One thing about deep snow and a snowshoe trail—if you make it, everyone in the neighborhood will use it. So I was out yesterday seeing who’s around. At various places in the trail I found the tracks of two moose, a fox, quite a few snowshoe hares and red squirrels, and a grouse or two. The neighbor’s dog had bounded through, too, as she sometimes does. But yesterday there was a new set of tracks I hadn’t seen here before: a good-sized canine that walked like the fox. I’ve seen a lot of coyote tracks, and this sure looked right. But how to be sure it wasn’t a dog?

When I was out today, I remembered that yesterday I’d caught a faint whiff of a funky, skunk-like aroma. I went back to that spot and spent some time looking, and sure enough, the large canid had scent marked. It was a female. I bent down and picked up a piece of the very darkly marked snow, stuck it under my nose, and took a good sniff. Yowza! Too much! I couldn’t get that nasty, rank smell out of my face for a good ten or fifteen minutes. I’m pretty sure it was a coyote.

Probable coyote tracks

This is an unexpected [probable] addition to the local fauna. I’d just remarked to Rose a week or so ago that I was surprised that we hadn’t seen evidence of a lynx yet. We’ve seen them in the neighborhood less than a mile away, and there sure are a lot of hares around. We’ll keep our eyes open for better visual confirmation. But my nose knows.

An Unusual Absence—Where are the Redpolls?

Normally at this time of year our bird feeder is packed with redpolls. They can usually be counted on to empty the thing daily, and we actually ration them so we don’t go through too many forty-pound bags of sunflower seed kernels.

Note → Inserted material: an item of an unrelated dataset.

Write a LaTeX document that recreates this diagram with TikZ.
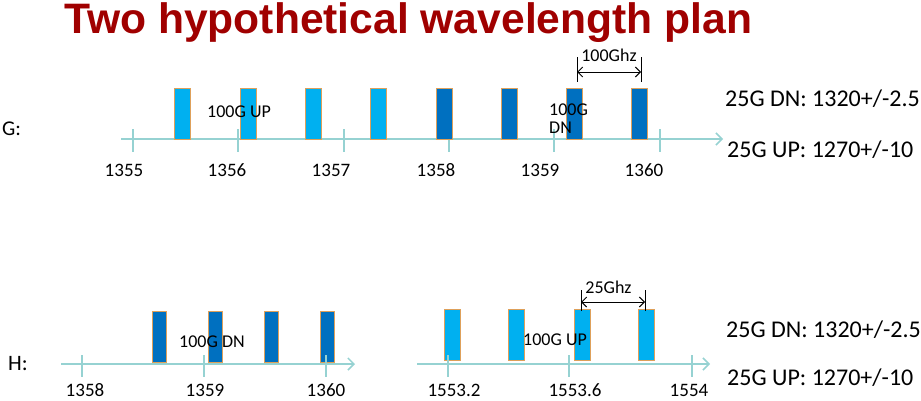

But this year is dramatically different. They’re completely absent. They were scarce early in the winter, but I haven’t heard one for months. This absence became more and more puzzling as the normal late-January visits didn’t appear and the February and March hordes didn’t show either.

But then I realized that I hadn’t seen a single birch seed shadow all winter. These are common in normal years, when even a light breeze drops birch seed all over the snow.* A few years ago we had an astonishingly high birch seed year, but this year it looks like practically none were produced. And so I finally realized why we had no redpolls this winter. I am not sure what the cause is, but it is the first time in our 22 winters’ experience here that it’s occurred. We miss the little buggers.

* A five-year study published in 1972 found an average annual production in birch forest around Fairbanks of 23,303 seeds per square meter. This is why birch seed shadows are usually so visible all winter as these seeds periodically fall.

25 March update: Well, the redpolls read my post and sent a few emissaries. If I’d known things could work this way, I would have posted this in January. A small flock of four stopped by while we were eating lunch. Rose and I just started laughing. It’s amazing how excited you can get to see what’s usually an abundant bird.